▶ **SOURCE DATA**

● ● ● ● ●

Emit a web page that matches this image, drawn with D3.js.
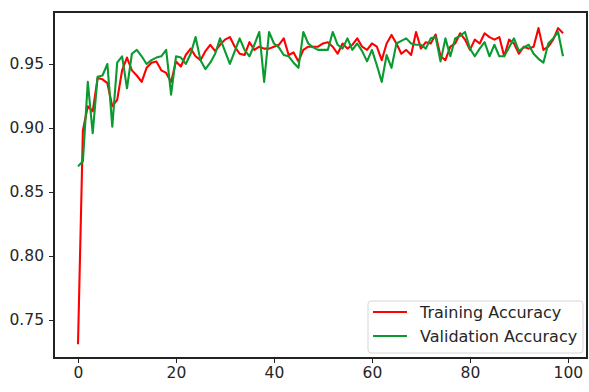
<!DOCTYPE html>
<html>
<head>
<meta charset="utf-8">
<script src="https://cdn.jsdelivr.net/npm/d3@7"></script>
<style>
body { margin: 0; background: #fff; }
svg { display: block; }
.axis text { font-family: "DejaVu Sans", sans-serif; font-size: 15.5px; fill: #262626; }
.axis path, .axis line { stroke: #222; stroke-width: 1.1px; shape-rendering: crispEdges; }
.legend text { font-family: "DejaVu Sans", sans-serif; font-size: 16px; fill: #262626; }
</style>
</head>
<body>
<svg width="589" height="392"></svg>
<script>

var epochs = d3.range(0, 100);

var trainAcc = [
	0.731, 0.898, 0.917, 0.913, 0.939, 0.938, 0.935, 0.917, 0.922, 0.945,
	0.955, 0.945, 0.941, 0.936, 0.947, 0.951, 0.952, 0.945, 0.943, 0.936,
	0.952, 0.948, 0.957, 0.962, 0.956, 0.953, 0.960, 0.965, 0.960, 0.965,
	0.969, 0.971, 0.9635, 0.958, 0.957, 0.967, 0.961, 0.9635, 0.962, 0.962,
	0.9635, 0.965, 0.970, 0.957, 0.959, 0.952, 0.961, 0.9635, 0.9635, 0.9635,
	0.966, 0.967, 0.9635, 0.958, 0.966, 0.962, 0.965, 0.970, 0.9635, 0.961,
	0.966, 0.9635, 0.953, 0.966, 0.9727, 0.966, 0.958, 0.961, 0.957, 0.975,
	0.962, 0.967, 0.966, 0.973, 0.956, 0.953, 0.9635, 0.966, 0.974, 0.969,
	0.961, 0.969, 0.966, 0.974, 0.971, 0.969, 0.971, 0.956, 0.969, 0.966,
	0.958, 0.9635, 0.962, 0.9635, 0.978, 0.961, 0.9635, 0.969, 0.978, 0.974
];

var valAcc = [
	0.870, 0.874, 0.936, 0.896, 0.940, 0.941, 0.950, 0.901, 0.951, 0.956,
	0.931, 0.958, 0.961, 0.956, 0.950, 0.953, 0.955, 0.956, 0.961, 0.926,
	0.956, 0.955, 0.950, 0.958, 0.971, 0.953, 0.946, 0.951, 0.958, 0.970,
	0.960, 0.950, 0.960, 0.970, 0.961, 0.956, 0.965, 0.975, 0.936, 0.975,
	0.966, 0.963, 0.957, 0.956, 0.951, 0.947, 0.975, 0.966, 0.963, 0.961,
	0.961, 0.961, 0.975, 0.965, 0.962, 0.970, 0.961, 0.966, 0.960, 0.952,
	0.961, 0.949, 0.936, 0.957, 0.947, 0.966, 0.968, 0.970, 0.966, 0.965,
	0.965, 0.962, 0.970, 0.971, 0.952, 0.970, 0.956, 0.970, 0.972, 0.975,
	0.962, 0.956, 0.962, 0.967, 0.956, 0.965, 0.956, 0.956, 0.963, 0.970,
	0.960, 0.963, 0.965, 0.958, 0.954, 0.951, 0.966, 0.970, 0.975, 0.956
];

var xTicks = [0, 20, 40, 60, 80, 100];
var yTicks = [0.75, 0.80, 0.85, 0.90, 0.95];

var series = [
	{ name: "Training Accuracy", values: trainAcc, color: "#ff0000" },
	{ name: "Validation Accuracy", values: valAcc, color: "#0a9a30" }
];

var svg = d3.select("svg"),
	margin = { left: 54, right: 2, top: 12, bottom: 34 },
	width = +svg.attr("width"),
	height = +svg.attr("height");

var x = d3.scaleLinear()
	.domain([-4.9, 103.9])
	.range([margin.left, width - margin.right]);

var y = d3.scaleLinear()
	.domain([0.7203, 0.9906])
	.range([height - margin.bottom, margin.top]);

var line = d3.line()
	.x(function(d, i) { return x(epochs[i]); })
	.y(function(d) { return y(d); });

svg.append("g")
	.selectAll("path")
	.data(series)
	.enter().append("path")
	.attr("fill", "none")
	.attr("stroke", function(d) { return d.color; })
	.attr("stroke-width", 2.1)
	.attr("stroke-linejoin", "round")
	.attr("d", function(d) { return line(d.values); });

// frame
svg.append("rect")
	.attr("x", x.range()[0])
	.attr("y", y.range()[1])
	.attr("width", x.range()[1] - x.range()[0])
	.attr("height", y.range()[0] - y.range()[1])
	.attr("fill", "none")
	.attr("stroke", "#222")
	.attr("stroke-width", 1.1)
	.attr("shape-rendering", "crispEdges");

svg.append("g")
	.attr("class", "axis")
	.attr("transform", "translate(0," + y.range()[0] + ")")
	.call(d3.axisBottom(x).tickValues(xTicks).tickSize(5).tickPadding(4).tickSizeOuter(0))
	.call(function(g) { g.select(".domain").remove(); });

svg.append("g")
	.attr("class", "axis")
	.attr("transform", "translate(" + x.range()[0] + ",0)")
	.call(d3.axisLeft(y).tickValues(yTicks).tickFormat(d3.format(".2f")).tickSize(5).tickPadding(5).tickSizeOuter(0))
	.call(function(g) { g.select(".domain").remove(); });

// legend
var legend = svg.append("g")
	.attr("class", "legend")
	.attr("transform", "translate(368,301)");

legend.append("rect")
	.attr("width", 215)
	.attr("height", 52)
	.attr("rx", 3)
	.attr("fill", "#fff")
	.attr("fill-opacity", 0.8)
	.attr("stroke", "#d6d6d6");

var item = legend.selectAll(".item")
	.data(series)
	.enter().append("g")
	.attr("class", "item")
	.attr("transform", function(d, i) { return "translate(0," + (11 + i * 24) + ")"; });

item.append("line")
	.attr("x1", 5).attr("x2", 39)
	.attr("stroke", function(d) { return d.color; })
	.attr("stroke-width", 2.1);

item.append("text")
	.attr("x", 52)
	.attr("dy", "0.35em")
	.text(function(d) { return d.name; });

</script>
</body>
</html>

● ● ● ● ●

▶ **PROBLEM**
Repeat the listing in full and exactly. Leave any pictures out.

▶ **EXERCISE OUTPUT**
Emit a web page that matches this image, drawn with D3.js.
<!DOCTYPE html>
<html>
<head>
<meta charset="utf-8">
<script src="https://cdn.jsdelivr.net/npm/d3@7"></script>
<style>
body { margin: 0; background: #fff; }
svg { display: block; }
.axis text { font-family: "DejaVu Sans", sans-serif; font-size: 15.5px; fill: #262626; }
.axis path, .axis line { stroke: #222; stroke-width: 1.1px; shape-rendering: crispEdges; }
.legend text { font-family: "DejaVu Sans", sans-serif; font-size: 16px; fill: #262626; }
</style>
</head>
<body>
<svg width="589" height="392"></svg>
<script>

var epochs = d3.range(0, 100);

var trainAcc = [
	0.731, 0.898, 0.917, 0.913, 0.939, 0.938, 0.935, 0.917, 0.922, 0.945,
	0.955, 0.945, 0.941, 0.936, 0.947, 0.951, 0.952, 0.945, 0.943, 0.936,
	0.952, 0.948, 0.957, 0.962, 0.956, 0.953, 0.960, 0.965, 0.960, 0.965,
	0.969, 0.971, 0.9635, 0.958, 0.957, 0.967, 0.961, 0.9635, 0.962, 0.962,
	0.9635, 0.965, 0.970, 0.957, 0.959, 0.952, 0.961, 0.9635, 0.9635, 0.9635,
	0.966, 0.967, 0.9635, 0.958, 0.966, 0.962, 0.965, 0.970, 0.9635, 0.961,
	0.966, 0.9635, 0.953, 0.966, 0.9727, 0.966, 0.958, 0.961, 0.957, 0.975,
	0.962, 0.967, 0.966, 0.973, 0.956, 0.953, 0.9635, 0.966, 0.974, 0.969,
	0.961, 0.969, 0.966, 0.974, 0.971, 0.969, 0.971, 0.956, 0.969, 0.966,
	0.958, 0.9635, 0.962, 0.9635, 0.978, 0.961, 0.9635, 0.969, 0.978, 0.974
];

var valAcc = [
	0.870, 0.874, 0.936, 0.896, 0.940, 0.941, 0.950, 0.901, 0.951, 0.956,
	0.931, 0.958, 0.961, 0.956, 0.950, 0.953, 0.955, 0.956, 0.961, 0.926,
	0.956, 0.955, 0.950, 0.958, 0.971, 0.953, 0.946, 0.951, 0.958, 0.970,
	0.960, 0.950, 0.960, 0.970, 0.961, 0.956, 0.965, 0.975, 0.936, 0.975,
	0.966, 0.963, 0.957, 0.956, 0.951, 0.947, 0.975, 0.966, 0.963, 0.961,
	0.961, 0.961, 0.975, 0.965, 0.962, 0.970, 0.961, 0.966, 0.960, 0.952,
	0.961, 0.949, 0.936, 0.957, 0.947, 0.966, 0.968, 0.970, 0.966, 0.965,
	0.965, 0.962, 0.970, 0.971, 0.952, 0.970, 0.956, 0.970, 0.972, 0.975,
	0.962, 0.956, 0.962, 0.967, 0.956, 0.965, 0.956, 0.956, 0.963, 0.970,
	0.960, 0.963, 0.965, 0.958, 0.954, 0.951, 0.966, 0.970, 0.975, 0.956
];

var xTicks = [0, 20, 40, 60, 80, 100];
var yTicks = [0.75, 0.80, 0.85, 0.90, 0.95];

var series = [
	{ name: "Training Accuracy", values: trainAcc, color: "#ff0000" },
	{ name: "Validation Accuracy", values: valAcc, color: "#0a9a30" }
];

var svg = d3.select("svg"),
	margin = { left: 54, right: 2, top: 12, bottom: 34 },
	width = +svg.attr("width"),
	height = +svg.attr("height");

var x = d3.scaleLinear()
	.domain([-4.9, 103.9])
	.range([margin.left, width - margin.right]);

var y = d3.scaleLinear()
	.domain([0.7203, 0.9906])
	.range([height - margin.bottom, margin.top]);

var line = d3.line()
	.x(function(d, i) { return x(epochs[i]); })
	.y(function(d) { return y(d); });

svg.append("g")
	.selectAll("path")
	.data(series)
	.enter().append("path")
	.attr("fill", "none")
	.attr("stroke", function(d) { return d.color; })
	.attr("stroke-width", 2.1)
	.attr("stroke-linejoin", "round")
	.attr("d", function(d) { return line(d.values); });

// frame
svg.append("rect")
	.attr("x", x.range()[0])
	.attr("y", y.range()[1])
	.attr("width", x.range()[1] - x.range()[0])
	.attr("height", y.range()[0] - y.range()[1])
	.attr("fill", "none")
	.attr("stroke", "#222")
	.attr("stroke-width", 1.1)
	.attr("shape-rendering", "crispEdges");

svg.append("g")
	.attr("class", "axis")
	.attr("transform", "translate(0," + y.range()[0] + ")")
	.call(d3.axisBottom(x).tickValues(xTicks).tickSize(5).tickPadding(4).tickSizeOuter(0))
	.call(function(g) { g.select(".domain").remove(); });

svg.append("g")
	.attr("class", "axis")
	.attr("transform", "translate(" + x.range()[0] + ",0)")
	.call(d3.axisLeft(y).tickValues(yTicks).tickFormat(d3.format(".2f")).tickSize(5).tickPadding(5).tickSizeOuter(0))
	.call(function(g) { g.select(".domain").remove(); });

// legend
var legend = svg.append("g")
	.attr("class", "legend")
	.attr("transform", "translate(368,301)");

legend.append("rect")
	.attr("width", 215)
	.attr("height", 52)
	.attr("rx", 3)
	.attr("fill", "#fff")
	.attr("fill-opacity", 0.8)
	.attr("stroke", "#d6d6d6");

var item = legend.selectAll(".item")
	.data(series)
	.enter().append("g")
	.attr("class", "item")
	.attr("transform", function(d, i) { return "translate(0," + (11 + i * 24) + ")"; });

item.append("line")
	.attr("x1", 5).attr("x2", 39)
	.attr("stroke", function(d) { return d.color; })
	.attr("stroke-width", 2.1);

item.append("text")
	.attr("x", 52)
	.attr("dy", "0.35em")
	.text(function(d) { return d.name; });

</script>
</body>
</html>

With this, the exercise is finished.